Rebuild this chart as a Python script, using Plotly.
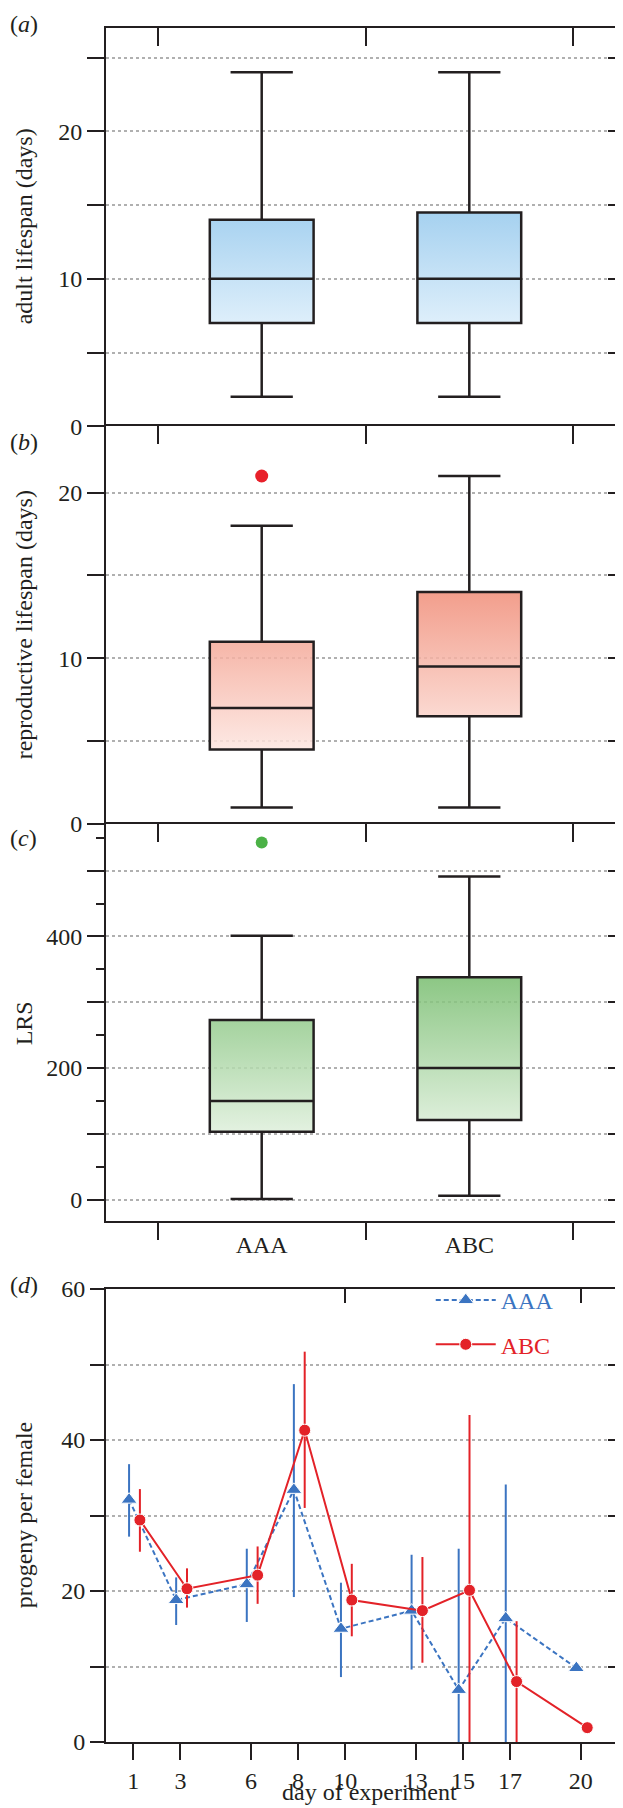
import plotly.graph_objects as go

# ---------------- data ----------------
groups = ["AAA", "ABC"]

# (a) adult lifespan (days)
adult_low = [2, 2]
adult_q1 = [7, 7]
adult_med = [10, 10]
adult_q3 = [14, 14.5]
adult_high = [24, 24]

# (b) reproductive lifespan (days)
repro_low = [1, 1]
repro_q1 = [4.5, 6.5]
repro_med = [7, 9.5]
repro_q3 = [11, 14]
repro_high = [18, 21]
repro_outlier_group = ["AAA"]
repro_outlier_value = [21]

# (c) LRS
lrs_low = [1, 6]
lrs_q1 = [103, 121]
lrs_med = [150, 200]
lrs_q3 = [273, 338]
lrs_high = [401, 491]
lrs_outlier_group = ["AAA"]
lrs_outlier_value = [543]

# (d) progeny per female
days = [1, 3, 6, 8, 10, 13, 15, 17, 20]
aaa_mean = [32.1, 18.8, 20.9, 33.4, 15.0, 17.4, 6.9, 16.4, 9.8]
aaa_upper = [36.8, 21.8, 25.6, 47.4, 21.1, 24.8, 25.6, 34.1, 9.8]
aaa_lower = [27.2, 15.5, 15.9, 19.2, 8.6, 9.6, 0.0, 0.0, 9.8]
abc_mean = [29.4, 20.3, 22.1, 41.3, 18.8, 17.4, 20.1, 8.0, 1.9]
abc_upper = [33.5, 23.0, 25.9, 51.7, 23.6, 24.5, 43.3, 16.0, 1.9]
abc_lower = [25.2, 17.8, 18.3, 31.0, 14.0, 10.5, 0.0, 0.0, 1.9]

# ---------------- style ----------------
FONT = "Liberation Serif"
INK = "#231f20"
BLUE = "#3b74c1"
RED = "#e32228"
GRID = "#b0b0b0"
BOX_W = 0.5
FW, FH = 623, 1808
L, R, T, B = 98, 4, 20, 74
PW, PH = FW - L - R, FH - T - B


def px_x(p):
    return (p - L) / PW


def px_y(p):
    return (FH - B - p) / PH


pos = list(range(len(groups)))
fig = go.Figure()


def rgba(hexcol, a=0.85):
    h = hexcol.lstrip("#")
    c = [int(h[i:i + 2], 16) for i in (0, 2, 4)]
    s = [max(0, min(255, round((v - (1 - a) * 255) / a))) for v in c]
    return f"rgba({s[0]},{s[1]},{s[2]},{a})"


def add_box_panel(xa, ya_fill, ya_box, low, q1, med, q3, high, light, dark):
    lo_all, hi_all = min(q1), max(q3)
    for i in pos:
        h = BOX_W / 2
        fig.add_trace(go.Scatter(
            x=[i - h, i + h, i + h, i - h, i - h],
            y=[q1[i], q1[i], q3[i], q3[i], q1[i]],
            mode="lines", line=dict(width=0), fill="toself",
            fillgradient=dict(type="vertical",
                              colorscale=[[0, rgba(light)], [1, rgba(dark)]],
                              start=lo_all, stop=hi_all),
            xaxis=xa, yaxis=ya_fill, showlegend=False, hoverinfo="skip"))
    fig.add_trace(go.Box(
        x=pos, q1=q1, median=med, q3=q3, lowerfence=low, upperfence=high,
        width=BOX_W, whiskerwidth=0.6, fillcolor="rgba(0,0,0,0)",
        line=dict(color=INK, width=2.5), boxpoints=False,
        xaxis=xa, yaxis=ya_box, showlegend=False, hoverinfo="skip"))


add_box_panel("x", "y", "y5", adult_low, adult_q1, adult_med, adult_q3, adult_high,
              "#deeffb", "#a6d1f0")
add_box_panel("x2", "y2", "y6", repro_low, repro_q1, repro_med, repro_q3, repro_high,
              "#fde9e4", "#f29e8c")
add_box_panel("x3", "y3", "y7", lrs_low, lrs_q1, lrs_med, lrs_q3, lrs_high,
              "#e3f1e0", "#8cc785")

fig.add_trace(go.Scatter(
    x=[groups.index(g) for g in repro_outlier_group], y=repro_outlier_value,
    mode="markers", marker=dict(color="#e8202a", size=13),
    xaxis="x2", yaxis="y6", showlegend=False, hoverinfo="skip"))
fig.add_trace(go.Scatter(
    x=[groups.index(g) for g in lrs_outlier_group], y=lrs_outlier_value,
    mode="markers", marker=dict(color="#4bb146", size=12),
    xaxis="x3", yaxis="y7", showlegend=False, hoverinfo="skip"))

# dummy traces so overlay axes get drawn
for xa, ya in [("x5", "y3"), ("x6", "y3"), ("x7", "y4"), ("x4", "y8")]:
    fig.add_trace(go.Scatter(x=[None], y=[None], xaxis=xa, yaxis=ya,
                             showlegend=False, hoverinfo="skip"))

# panel d
dodge = {"AAA": -0.18, "ABC": 0.28}
series = [
    ("AAA", aaa_mean, aaa_upper, aaa_lower, BLUE, "triangle-up", 14, "5px,3px"),
    ("ABC", abc_mean, abc_upper, abc_lower, RED, "circle", 12, "solid"),
]
for name, mean, up, lo, col, sym, size, dash in series:
    fig.add_trace(go.Scatter(
        x=[d + dodge[name] for d in days], y=mean,
        mode="lines+markers",
        name=f'<span style="color:{col}">{name}</span>',
        legendgroup=name,
        line=dict(color=col, width=2, dash=dash),
        marker=dict(symbol=sym, size=size, color=col,
                    line=dict(color="white", width=1)),
        error_y=dict(type="data", symmetric=False,
                     array=[u - m for u, m in zip(up, mean)],
                     arrayminus=[m - l for m, l in zip(mean, lo)],
                     color=col, thickness=2, width=0),
        xaxis="x4", yaxis="y4", hoverinfo="skip"))

# ---------------- axes ----------------
tickfont = dict(family=FONT, size=24, color=INK)
frame = dict(showline=True, linecolor=INK, linewidth=2, mirror=True,
             showgrid=False, zeroline=False, tickcolor=INK, tickwidth=2,
             tickfont=tickfont)
topx = dict(showline=True, linecolor=INK, linewidth=2, mirror=False,
            showgrid=False, zeroline=False, tickcolor=INK, tickwidth=2,
            side="top", ticks="inside", ticklen=18, showticklabels=False)
grid = dict(showgrid=True, gridcolor=GRID, gridwidth=1.5, griddash="3px,3px",
            showline=False, zeroline=False, showticklabels=False,
            ticks="inside", tickcolor=INK, tickwidth=2, side="right")

dom_a = [px_y(418.3), 1.0]
dom_b = [px_y(816), px_y(418.3)]
dom_c = [px_y(1213.3), px_y(816)]
dom_d = [0.0, px_y(1281)]
cat_range = [-0.75, 1.75]
cat_ticks = [-0.5, 0.5, 1.5]

layout = dict(
    width=FW, height=FH, margin=dict(l=L, r=R, t=T, b=B),
    plot_bgcolor="white", paper_bgcolor="white",
    font=dict(family=FONT, size=24, color=INK),
    showlegend=True,
    boxmode="overlay",
    # panel a
    xaxis=dict(topx, domain=[0, 1], anchor="y", range=cat_range, tickvals=cat_ticks),
    yaxis=dict(frame, domain=dom_a, anchor="x", range=[0, 27],
               tickvals=[0, 5, 10, 15, 20, 25], ticktext=["0", "", "10", "", "20", ""],
               ticks="outside", ticklen=17),
    yaxis5=dict(grid, overlaying="y", anchor="x", range=[0, 27],
                tickvals=[5, 10, 15, 20, 25], ticklen=17),
    # panel b
    xaxis2=dict(topx, domain=[0, 1], anchor="y2", range=cat_range, tickvals=cat_ticks),
    yaxis2=dict(frame, domain=dom_b, anchor="x2", range=[0, 24],
                tickvals=[0, 5, 10, 15, 20], ticktext=["0", "", "10", "", "20"],
                ticks="outside", ticklen=17),
    yaxis6=dict(grid, overlaying="y2", anchor="x2", range=[0, 24],
                tickvals=[5, 10, 15, 20], ticklen=17),
    # panel c
    xaxis3=dict(topx, domain=[0, 1], anchor="y3", range=cat_range, tickvals=cat_ticks),
    xaxis5=dict(overlaying="x3", anchor="y3", side="bottom", range=cat_range,
                tickvals=cat_ticks, ticks="outside", ticklen=17, tickwidth=2,
                tickcolor=INK, showticklabels=False, showline=True,
                linecolor=INK, linewidth=2, showgrid=False, zeroline=False),
    xaxis6=dict(overlaying="x3", anchor="y3", side="bottom", range=cat_range,
                tickvals=pos, ticktext=groups, ticks="outside", ticklen=2,
                tickcolor="rgba(0,0,0,0)", tickfont=tickfont, showline=False,
                showgrid=False, zeroline=False),
    yaxis3=dict(frame, domain=dom_c, anchor="x3", range=[-33, 571],
                tickvals=[0, 100, 200, 300, 400, 500],
                ticktext=["0", "", "200", "", "400", ""],
                ticks="outside", ticklen=17,
                minor=dict(tickvals=[50, 150, 250, 350, 450, 550], ticks="outside",
                           ticklen=8, tickwidth=2, tickcolor=INK, showgrid=False)),
    yaxis7=dict(grid, overlaying="y3", anchor="x3", range=[-33, 571],
                tickvals=[0, 100, 200, 300, 400, 500], ticklen=17),
    # panel d
    xaxis4=dict(frame, domain=[0, px_x(617)], anchor="y4", side="bottom",
                range=[-0.16, 21.8], tickvals=days, ticks="outside", ticklen=16,
                ticklabelstandoff=0),
    xaxis7=dict(overlaying="x4", anchor="y4", side="top", range=[-0.16, 21.8],
                tickvals=[10, 20], ticks="inside", ticklen=14, tickwidth=2,
                tickcolor=INK, showticklabels=False, showline=False,
                showgrid=False, zeroline=False),
    yaxis4=dict(frame, domain=dom_d, anchor="x4", range=[0, 60],
                tickvals=[0, 10, 20, 30, 40, 50, 60],
                ticktext=["0", "", "20", "", "40", "", "60"],
                ticks="outside", ticklen=14),
    yaxis8=dict(grid, overlaying="y4", anchor="x4", range=[0, 60],
                tickvals=[10, 20, 30, 40, 50], ticklen=15),
    legend=dict(x=px_x(424), y=px_y(1270), xanchor="left", yanchor="top",
                bgcolor="rgba(0,0,0,0)", font=dict(family=FONT, size=24),
                traceorder="grouped", tracegroupgap=10, itemwidth=60),
)
fig.update_layout(**layout)

# ---------------- text ----------------
ann = []
for txt, yc in [("adult lifespan (days)", 218), ("reproductive lifespan (days)", 617),
                ("LRS", 1015), ("progeny per female", 1507)]:
    ann.append(dict(text=txt, x=px_x(16), y=px_y(yc), xref="paper", yref="paper",
                    xanchor="center", yanchor="middle", textangle=-90,
                    showarrow=False, font=dict(family=FONT, size=24, color=INK)))
for txt, yc in [("(<i>a</i>)", 16), ("(<i>b</i>)", 434), ("(<i>c</i>)", 830),
                ("(<i>d</i>)", 1277)]:
    ann.append(dict(text=txt, x=px_x(0), y=px_y(yc), xref="paper", yref="paper",
                    xanchor="left", yanchor="middle", showarrow=False,
                    font=dict(family=FONT, size=24, color=INK)))
ann.append(dict(text="day of experiment", x=px_x(363), y=px_y(1799), xref="paper",
                yref="paper", xanchor="center", yanchor="bottom", showarrow=False,
                font=dict(family=FONT, size=24, color=INK)))
fig.update_layout(annotations=ann)

fig.write_html("out.html")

→ **Your goal**: Repeat the lines of the listing above verbatim, beginning at its first line and ending at the line containing "adult_high = [24, 24]", which is included. Omit pictures.

→ **Written response**:
Rebuild this chart as a Python script, using Plotly.
import plotly.graph_objects as go

# ---------------- data ----------------
groups = ["AAA", "ABC"]

# (a) adult lifespan (days)
adult_low = [2, 2]
adult_q1 = [7, 7]
adult_med = [10, 10]
adult_q3 = [14, 14.5]
adult_high = [24, 24]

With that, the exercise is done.